Up to and including the line with "1.82, 1.80, 1.84, 1.89, 1.85, 1.87, 1.88, 1.88, 1.81]", write out the listing from its first line, minus the pictures.

::::

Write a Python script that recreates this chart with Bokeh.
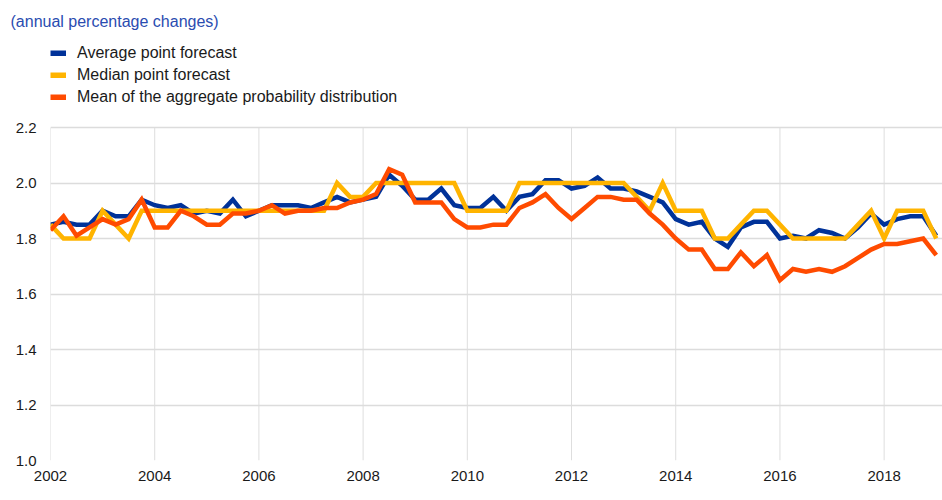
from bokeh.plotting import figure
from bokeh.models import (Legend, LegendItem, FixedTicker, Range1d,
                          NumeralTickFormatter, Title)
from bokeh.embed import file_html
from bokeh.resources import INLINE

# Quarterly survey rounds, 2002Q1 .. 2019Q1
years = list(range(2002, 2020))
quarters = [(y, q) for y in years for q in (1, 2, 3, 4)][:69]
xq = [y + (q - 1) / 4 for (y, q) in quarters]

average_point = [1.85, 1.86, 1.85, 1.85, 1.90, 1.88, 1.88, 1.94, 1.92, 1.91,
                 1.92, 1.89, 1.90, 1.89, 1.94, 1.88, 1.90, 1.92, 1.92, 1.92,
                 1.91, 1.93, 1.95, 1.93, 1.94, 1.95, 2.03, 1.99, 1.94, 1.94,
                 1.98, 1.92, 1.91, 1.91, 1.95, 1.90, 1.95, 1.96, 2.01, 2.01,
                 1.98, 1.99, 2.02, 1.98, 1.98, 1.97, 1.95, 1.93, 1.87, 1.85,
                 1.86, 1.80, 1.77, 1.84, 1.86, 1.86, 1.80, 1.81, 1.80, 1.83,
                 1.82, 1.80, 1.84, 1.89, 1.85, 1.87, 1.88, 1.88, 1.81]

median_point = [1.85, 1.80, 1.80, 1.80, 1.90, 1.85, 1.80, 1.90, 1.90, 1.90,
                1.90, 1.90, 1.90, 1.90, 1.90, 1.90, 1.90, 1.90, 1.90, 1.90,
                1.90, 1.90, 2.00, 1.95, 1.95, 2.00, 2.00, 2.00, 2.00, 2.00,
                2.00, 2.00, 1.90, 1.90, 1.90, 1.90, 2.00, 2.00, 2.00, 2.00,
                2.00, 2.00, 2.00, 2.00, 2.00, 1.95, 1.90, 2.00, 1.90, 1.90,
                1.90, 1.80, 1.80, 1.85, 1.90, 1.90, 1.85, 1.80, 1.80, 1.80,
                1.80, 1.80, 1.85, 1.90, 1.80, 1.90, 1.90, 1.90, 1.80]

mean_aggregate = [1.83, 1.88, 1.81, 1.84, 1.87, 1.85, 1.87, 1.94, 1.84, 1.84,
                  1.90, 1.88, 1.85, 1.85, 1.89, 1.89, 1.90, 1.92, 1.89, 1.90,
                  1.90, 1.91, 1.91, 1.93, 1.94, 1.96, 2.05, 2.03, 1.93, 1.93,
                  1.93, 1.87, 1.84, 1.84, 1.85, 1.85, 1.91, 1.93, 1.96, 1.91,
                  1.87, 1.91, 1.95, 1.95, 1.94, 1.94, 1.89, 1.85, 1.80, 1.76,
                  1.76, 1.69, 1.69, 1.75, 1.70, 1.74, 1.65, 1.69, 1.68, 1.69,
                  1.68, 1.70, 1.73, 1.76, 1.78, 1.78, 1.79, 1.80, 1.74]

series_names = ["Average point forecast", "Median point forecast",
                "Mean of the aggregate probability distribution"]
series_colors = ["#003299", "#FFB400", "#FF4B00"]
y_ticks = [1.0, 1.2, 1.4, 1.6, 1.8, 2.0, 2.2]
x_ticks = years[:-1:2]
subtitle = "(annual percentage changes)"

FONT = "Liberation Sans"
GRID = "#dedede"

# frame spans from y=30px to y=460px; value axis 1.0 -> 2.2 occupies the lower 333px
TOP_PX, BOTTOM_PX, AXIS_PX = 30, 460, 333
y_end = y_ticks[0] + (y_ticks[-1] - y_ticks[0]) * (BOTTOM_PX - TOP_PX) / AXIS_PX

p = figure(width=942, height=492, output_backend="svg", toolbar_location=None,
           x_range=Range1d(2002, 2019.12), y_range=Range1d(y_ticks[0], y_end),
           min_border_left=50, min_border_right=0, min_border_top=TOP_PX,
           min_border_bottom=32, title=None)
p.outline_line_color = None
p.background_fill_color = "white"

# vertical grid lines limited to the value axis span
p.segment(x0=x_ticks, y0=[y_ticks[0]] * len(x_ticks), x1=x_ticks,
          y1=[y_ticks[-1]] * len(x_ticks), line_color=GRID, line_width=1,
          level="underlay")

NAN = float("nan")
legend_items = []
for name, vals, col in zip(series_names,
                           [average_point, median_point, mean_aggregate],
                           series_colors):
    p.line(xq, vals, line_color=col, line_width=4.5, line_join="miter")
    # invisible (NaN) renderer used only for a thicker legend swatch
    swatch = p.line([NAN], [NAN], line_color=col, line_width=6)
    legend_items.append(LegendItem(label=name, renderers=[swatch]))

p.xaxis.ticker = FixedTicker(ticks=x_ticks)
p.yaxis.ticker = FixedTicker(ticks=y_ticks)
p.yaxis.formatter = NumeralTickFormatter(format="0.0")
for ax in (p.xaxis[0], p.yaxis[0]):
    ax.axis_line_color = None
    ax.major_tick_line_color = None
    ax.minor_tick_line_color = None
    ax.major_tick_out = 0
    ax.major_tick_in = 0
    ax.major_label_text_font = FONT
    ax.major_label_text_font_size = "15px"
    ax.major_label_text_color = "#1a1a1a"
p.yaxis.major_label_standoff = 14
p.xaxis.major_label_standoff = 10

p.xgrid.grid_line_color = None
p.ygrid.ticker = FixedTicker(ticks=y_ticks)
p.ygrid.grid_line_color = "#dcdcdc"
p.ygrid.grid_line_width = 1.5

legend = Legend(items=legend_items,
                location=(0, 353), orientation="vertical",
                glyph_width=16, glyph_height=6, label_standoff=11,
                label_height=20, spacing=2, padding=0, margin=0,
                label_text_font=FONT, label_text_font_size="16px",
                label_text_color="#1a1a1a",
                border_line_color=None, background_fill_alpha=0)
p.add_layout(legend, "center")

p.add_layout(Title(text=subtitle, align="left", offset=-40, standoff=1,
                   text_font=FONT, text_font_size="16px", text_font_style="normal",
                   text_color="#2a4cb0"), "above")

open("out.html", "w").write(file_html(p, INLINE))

::::

* [COMPLETE ANSWER]:
Write a Python script that recreates this chart with Bokeh.
from bokeh.plotting import figure
from bokeh.models import (Legend, LegendItem, FixedTicker, Range1d,
                          NumeralTickFormatter, Title)
from bokeh.embed import file_html
from bokeh.resources import INLINE

# Quarterly survey rounds, 2002Q1 .. 2019Q1
years = list(range(2002, 2020))
quarters = [(y, q) for y in years for q in (1, 2, 3, 4)][:69]
xq = [y + (q - 1) / 4 for (y, q) in quarters]

average_point = [1.85, 1.86, 1.85, 1.85, 1.90, 1.88, 1.88, 1.94, 1.92, 1.91,
                 1.92, 1.89, 1.90, 1.89, 1.94, 1.88, 1.90, 1.92, 1.92, 1.92,
                 1.91, 1.93, 1.95, 1.93, 1.94, 1.95, 2.03, 1.99, 1.94, 1.94,
                 1.98, 1.92, 1.91, 1.91, 1.95, 1.90, 1.95, 1.96, 2.01, 2.01,
                 1.98, 1.99, 2.02, 1.98, 1.98, 1.97, 1.95, 1.93, 1.87, 1.85,
                 1.86, 1.80, 1.77, 1.84, 1.86, 1.86, 1.80, 1.81, 1.80, 1.83,
                 1.82, 1.80, 1.84, 1.89, 1.85, 1.87, 1.88, 1.88, 1.81]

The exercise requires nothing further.